Typically, a well-funded emergency corpus should cover 6 to 9 months’ worth of living expenses. Consider liquid funds or flexible deposits to build your emergency fund, as these options provide a balance between accessibility and higher returns compared to a standard savings account.
– Liquid Funds: These are a type of debt fund that invest in short-term money market instruments like treasury bills and commercial papers. They offer easy access to your money with minimal risk, making them ideal for emergency savings.
– Flexi Deposits: Offered by banks, these combine the features of a fixed deposit (FD) and a savings account, providing slightly higher interest rates than a savings account while allowing partial withdrawals without penalties.
Once you’ve set aside an emergency fund, it’s time to think about your short-term goals, such as travel or a down payment for a car. For such goals, opt for investments that are safe and easily accessible. Consider the following options:
– Short-Term FDs: These fixed deposits have shorter tenures of 1-2 years and offer fixed returns. They are safe and provide higher interest rates than savings accounts, making them ideal for short-term goals.
– Recurring Deposits (RDs): RDs allow you to invest a fixed amount every month for a predetermined tenure, helping you cultivate disciplined savings habits.
– Short-Term Mutual Funds: These mutual funds invest in debt instruments and offer higher returns compared to traditional savings accounts. They are suitable for goals with a time horizon of up to 1-3 years.

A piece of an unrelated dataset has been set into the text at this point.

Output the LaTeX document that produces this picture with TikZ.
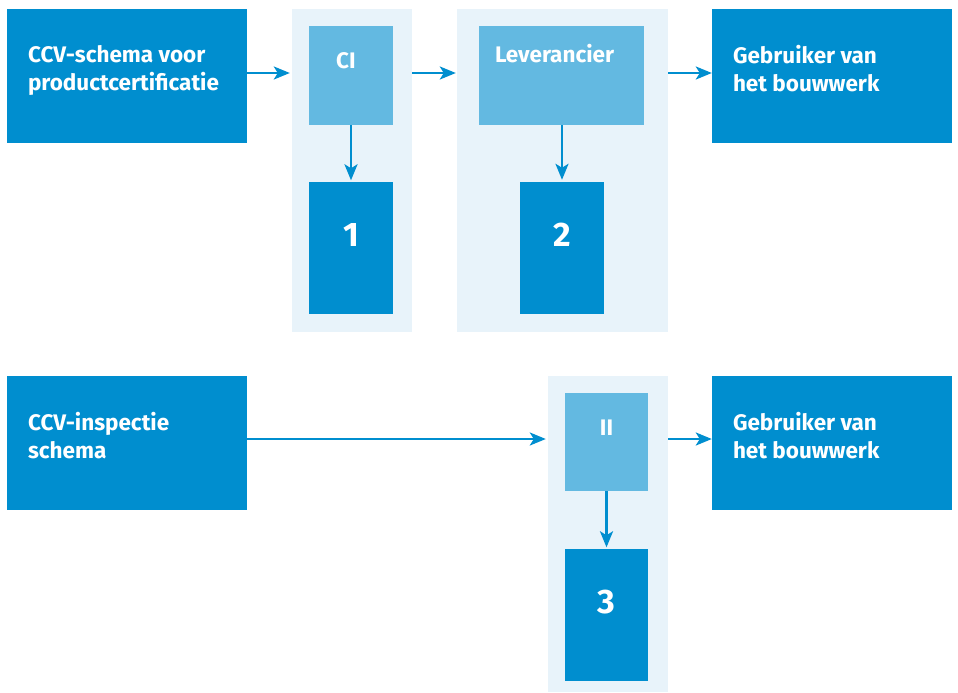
\documentclass[tikz,border=0pt]{standalone}
\usepackage{fontspec}
\setmainfont{Fira Sans}
\usepackage{tikz}
\usetikzlibrary{arrows.meta}
\definecolor{ccvblue}{RGB}{0, 142, 207}
\definecolor{stepblue}{RGB}{99, 185, 225}
\definecolor{panelblue}{RGB}{232, 243, 250}

\begin{document}
\begin{tikzpicture}[x=1pt, y=-1pt,
        wide/.style={fill=ccvblue, minimum width=240pt, minimum height=134pt, inner sep=0pt},
        panel/.style={fill=panelblue, inner sep=0pt},
        stepbox/.style={fill=stepblue, minimum width=84pt, minimum height=99pt, inner sep=0pt},
        numbox/.style={fill=ccvblue, minimum width=84pt, minimum height=132pt, inner sep=0pt},
        txt/.style={text=white, font=\bfseries\fontsize{22.5}{28}\selectfont, align=left, inner sep=0pt, anchor=north west},
        num/.style={text=white, font=\bfseries\fontsize{34}{40}\selectfont, inner sep=0pt},
        flow/.style={ccvblue, line width=2.6pt, -{Stealth[length=16pt, width=13pt, inset=4pt]}}]
        \useasboundingbox (0,0) rectangle (958,693);

        % 上排
        \node[wide, label={[txt, xshift=21pt, yshift=-36pt]north west:CCV-schema voor\\productcertificatie}] (schemaA) at (127,76) {};
        \node[panel, minimum width=120pt, minimum height=323pt] (pnlA) at (352,170.5) {};
        \node[stepbox, label={[txt, anchor=north, xshift=-5pt, yshift=-27pt]north:CI}] (ci) at (351,75.5) {};
        \node[numbox, label={[num, yshift=13pt]center:1}] (one) at (351,248) {};
        \node[panel, minimum width=211pt, minimum height=323pt] (pnlB) at (562.5,170.5) {};
        \node[stepbox, minimum width=165pt, label={[txt, xshift=16pt, yshift=-18pt]north west:Leverancier}] (lev) at (561.5,75.5) {};
        \node[numbox, label={[num, yshift=13pt]center:2}] (two) at (562,247.5) {};
        \node[wide, label={[txt, xshift=21pt, yshift=-36pt]north west:Gebruiker van\\het bouwwerk}] (userA) at (832,76) {};

        % 下排
        \node[wide, label={[txt, xshift=21pt, yshift=-36pt]north west:CCV-inspectie\\schema}] (schemaB) at (127,443) {};
        \node[panel, minimum width=120pt, minimum height=316pt] (pnlC) at (608,534) {};
        \node[stepbox, minimum width=83pt, minimum height=98pt, label={[txt, anchor=north, yshift=-27pt]north:II}] (ii) at (606.5,442) {};
        \node[numbox, minimum width=83pt, label={[num, yshift=13pt]center:3}] (three) at (606.5,615) {};
        \node[wide, label={[txt, xshift=21pt, yshift=-36pt]north west:Gebruiker van\\het bouwwerk}] (userB) at (832,443) {};

        % 箭头
        \coordinate (rowA) at ([yshift=3pt]schemaA.east);
        \coordinate (rowB) at ([yshift=4pt]schemaB.east);
        \draw[flow, shorten >=2pt] (rowA) -- (rowA -| pnlA.west);
        \draw[flow, shorten >=1pt] (rowA -| pnlA.east) -- (rowA -| pnlB.west);
        \draw[flow] (rowA -| pnlB.east) -- (rowA -| userA.west);
        \draw[flow, shorten >=1.5pt] (ci.south) -- (one.north);
        \draw[flow, shorten >=1.5pt] (lev.south -| two.north) -- (two.north);
        \draw[flow, shorten >=2pt] (rowB) -- (rowB -| pnlC.west);
        \draw[flow] (rowB -| pnlC.east) -- (rowB -| userB.west);
        \draw[flow, shorten >=1.5pt] (ii.south) -- (three.north);
\end{tikzpicture}
\end{document}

Long-term financial goals, such as your child’s education or retirement, require a different approach. These goals typically have a horizon of more than five years, and investing in equity mutual funds or pension schemes can be beneficial.
– Equity Mutual Funds: These funds invest in the stock market and can offer significant returns over the long term. You can choose between large-cap, mid-cap, and multi-cap funds based on your risk tolerance.
– National Pension Scheme (NPS): This government-backed pension scheme allows you to accumulate a retirement corpus through a mix of equity, government securities, and corporate bonds.
– Public Provident Fund (PPF): The PPF is a debt instrument with government-backed returns. It offers stable interest rates and is a low-risk option for building long-term wealth.
Diversification is key to managing investment risk. Spread your investments across various asset classes such as equities, debt, gold, and real estate to reduce risk. Additionally, review your portfolio periodically to ensure it aligns with your financial goals and rebalance it if necessary, especially during significant market changes or life events.
Investing your monthly surplus wisely is crucial for securing your financial future. Start by building an emergency fund, then invest for short-term and long-term goals, and ensure you maintain a diversified portfolio. As your financial goals and lifestyle evolve, remember to rebalance your portfolio to stay on track.
Lastly, seeking professional advice to guide your investment decisions can help you achieve your financial goals efficiently.
Disclaimer: The views expressed in this article are personal and meant for educational purposes. This article does not constitute specific product recommendations. Always consult a financial advisor before making investment decisions.